生活拮据年月,人们倒弄萝卜拐子烹饪成菜,唯果腹充饥而无它图。现今,物阜民丰、日子殷实,稀罕的萝卜拐子重又“登堂入室”,摇身而变为席上菜品佳肴,是念旧?是乡愁?抑或是新旧生活变奏的一种小体现?也许兼而有之吧!
水发后的萝卜拐子沥水攥干并横切成细条,热锅热油时搁葱碎儿、姜丝、小米辣,放五花肉片并炒至香味四溢,倒萝卜干细条入锅改猛火翻炒,继而淋少许酱油、撒少许细盐,及至多余汤汁收干、热气冒全。等待出锅时,捏几撮嫩韭调拌,以期增味提香。诺大一份肉炒萝卜拐子置上餐桌,当肴抿洒,为菜就饭,每每总会有昔年旧景复映脑海。旧景清晰也好,不怎么清晰也罢,谁能不认为这便是几缕乡愁的别样呈现呢?

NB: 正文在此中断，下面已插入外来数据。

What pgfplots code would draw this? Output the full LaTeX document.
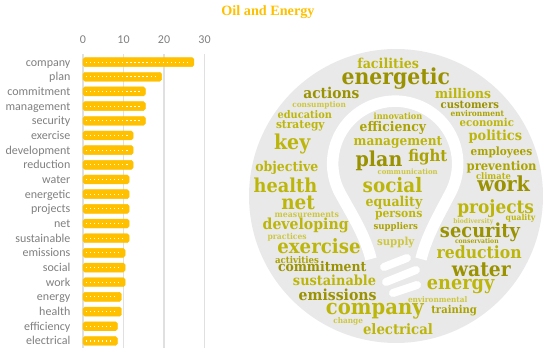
\documentclass[border=0pt]{standalone}
\usepackage{pgfplots}
\usepackage{pgfplotstable}
\usepackage{fontspec}
\pgfplotsset{compat=1.18}
\setmainfont{Carlito}
\newfontfamily\wf{DejaVu Serif}
\newfontfamily\tf{Liberation Serif}
\definecolor{wa}{HTML}{9A9200}
\definecolor{wb}{HTML}{ABA300}
\definecolor{wc}{HTML}{BDB60A}
\definecolor{wd}{HTML}{CDC740}
\definecolor{bar}{HTML}{FFC000}
\definecolor{disc}{HTML}{E9E9E9}
\definecolor{lab}{HTML}{7F7F7F}
\pgfplotstableread{
idx val dots
0 27.4 26.4
1 19.4 18.4
2 15.4 14.4
3 15.4 14.4
4 15.4 14.4
5 12.4 11.4
6 12.4 11.4
7 12.4 11.4
8 11.4 10.4
9 11.4 10.4
10 11.4 10.4
11 11.4 10.4
12 11.4 10.4
13 10.4 9.4
14 10.4 9.4
15 10.4 9.4
16 9.5 8.5
17 9.5 8.5
18 8.5 7.5
19 8.5 7.5
}\freq
\newcommand{\w}[6]{%
  \pgfmathsetmacro{\wcx}{240+(#2+#3)/6}%
  \pgfmathsetmacro{\wcy}{#1+#4/3}%
  \pgfmathsetmacro{\wwd}{(#3-#2)/3}%
  \node[anchor=base,inner sep=0pt,text=#5] at (\wcx,\wcy) {\resizebox{\wwd pt}{!}{\scalebox{1}[1.08]{\wf\bfseries #6}}};}
\begin{document}
\begin{tikzpicture}[x=1pt,y=1pt]
\path[use as bounding box] (0,0) rectangle (550,356);
\begin{scope}[y=-1pt,yshift=356pt]
\fill[disc] (396,196) circle[radius=147];
\draw[white,line width=11.5pt] (371,259) .. controls (365,235) and (352,215) .. (340,193)
  arc[start angle=152,end angle=388,radius=62.5]
  .. controls (439,215) and (427,235) .. (421,259);
\draw[white,line width=8pt,line cap=round] (384,267)--(407,258);
\draw[white,line width=8pt,line cap=round] (386,282)--(416,270);
\draw[white,line width=8pt,line cap=round] (393,293)--(417,285);
\node[anchor=base,text=bar,font=\tf\bfseries\fontsize{14.2}{16}\selectfont] at (268,16) {Oil and Energy};
% top half
\w{30}{352}{537}{115}{wc}{facilities}
\w{30}{305}{630}{165}{wa}{energetic}
\w{30}{190}{358}{207}{wa}{actions}
\w{30}{585}{753}{205}{wc}{millions}
\w{30}{157}{318}{232}{wd}{consumption}
\w{30}{602}{777}{236}{wa}{customers}
\w{30}{632}{792}{259}{wb}{environment}
\w{30}{113}{276}{267}{wc}{education}
\w{30}{401}{547}{270}{wc}{innovation}
\w{30}{108}{254}{297}{wc}{strategy}
\w{30}{659}{822}{289}{wc}{economic}
\w{30}{359}{558}{306}{wb}{efficiency}
\w{30}{686}{846}{333}{wc}{politics}
\w{30}{341}{607}{347}{wc}{management}
\w{30}{102}{211}{360}{wc}{key}
\w{30}{505}{622}{395}{wb}{fight}
\w{30}{347}{487}{410}{wa}{plan}
\w{30}{692}{877}{377}{wb}{employees}
\w{30}{46}{235}{425}{wc}{objective}
\w{30}{680}{890}{422}{wb}{prevention}
\w{30}{413}{593}{434}{wd}{communication}
\w{30}{708}{813}{448}{wc}{climate}
\w{30}{41}{232}{488}{wc}{health}
\w{30}{368}{547}{488}{wc}{social}
\w{30}{712}{870}{484}{wa}{work}
% bottom half
\w{190}{377}{547}{50}{wc}{equality}
\w{190}{124}{225}{58}{wc}{net}
\w{190}{652}{882}{72}{wc}{projects}
\w{190}{405}{547}{84}{wc}{persons}
\w{190}{104}{297}{82}{wd}{measurements}
\w{190}{797}{886}{93}{wc}{quality}
\w{190}{68}{326}{120}{wc}{developing}
\w{190}{640}{760}{100}{wd}{biodiversity}
\w{190}{401}{534}{120}{wb}{suppliers}
\w{190}{83}{200}{148}{wd}{practices}
\w{190}{600}{840}{143}{wa}{security}
\w{190}{411}{523}{168}{wd}{supply}
\w{190}{645}{776}{162}{wb}{conservation}
\w{190}{112}{362}{192}{wc}{exercise}
\w{190}{590}{845}{206}{wc}{reduction}
\w{190}{105}{237}{220}{wb}{activities}
\w{190}{114}{379}{246}{wa}{commitment}
\w{190}{636}{812}{260}{wa}{water}
\w{190}{159}{408}{287}{wc}{sustainable}
\w{190}{561}{763}{300}{wc}{energy}
\w{190}{176}{410}{331}{wa}{emissions}
\w{190}{504}{682}{338}{wd}{environmental}
\w{190}{258}{551}{374}{wc}{company}
\w{190}{574}{711}{370}{wb}{training}
\w{190}{280}{369}{402}{wd}{change}
\w{190}{369}{579}{434}{wc}{electrical}
\end{scope}
\begin{axis}[
  at={(83pt,8pt)},anchor=south west,scale only axis,
  width=121.5pt,height=294pt,
  xmin=0,xmax=30,ymin=-0.55,ymax=19.48,y dir=reverse,
  axis x line=top,axis y line=left,
  axis line style={draw=none},
  tick style={draw=none},
  xtick={0,10,20,30},
  ytick={0,...,19},
  yticklabels={company,plan,commitment,management,security,exercise,development,reduction,water,energetic,projects,net,sustainable,emissions,social,work,energy,health,efficiency,electrical},
  xmajorgrids,
  grid style={draw=black!12,line width=1.2pt},
  tick label style={text=lab,font=\fontsize{12}{14}\selectfont},
  /pgf/number format/assume math mode=true,
  yticklabel style={xshift=-7pt,yshift=-1pt,text height=8.5pt,text depth=2.5pt},
  xticklabel style={yshift=5pt},
]
\addplot[xbar,bar width=9pt,fill=bar,draw=bar,line width=0.4pt,rounded corners=1.8pt,bar shift=0pt] table[x=val,y=idx] {\freq};
\addplot[xcomb,white,line width=1.1pt,dash pattern=on 1.3pt off 2.75pt,dash phase=1.3pt] table[x=dots,y=idx] {\freq};
\end{axis}
\end{tikzpicture}
\end{document}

萝卜拐子水发后利刀剁碎,切五花肉丁,切葱碎儿、姜碎儿并使其与剁碎的萝卜拐子联姻交融,捏几捏十三香,淋数滴小磨香油或自制的花椒油,搁细盐少许,拌成馅料后包发面包子、冷面包子,入口咀嚼,浓郁的鲜香味道让人啧舌不迭。不管在普通的农家饭桌,还是达官贵人常常光顾的星级酒店,都是难得的美嘴主食。
磨好豆浆并文水煮沸,剁碎的萝卜拐子入锅翻搅,加适量细盐并再次煮沸后停火。此时,用“馇”之烹饪技法做成的一锅萝卜拐子小豆腐呈现食客面前。盛碗出锅,可淋小磨香油、可浇油泼辣子,一碗解馋过瘾的飨人吃食叫各色食客欲罢不能。
萝卜的档次不高,实属蔬菜中的“下里巴人”。旧时,晒几篓萝卜拐子主要是度菜品青黄不接之季,或避旱年涝月饭碗空寥之灾。而今,朝暮无忧,吃食丰盈乱人眼,弄得萝卜拐子并施以厨艺,让身份卑微的萝卜陡然拥有了些许升值受宠的佳话故事。我想,这如其说是新生活情境下萝卜们的自身造化,倒不如说是人们在物阜民丰背景下,对久有吃食的回眸与眷恋,是对大自然所赐充饥食物的虔敬和恩谢。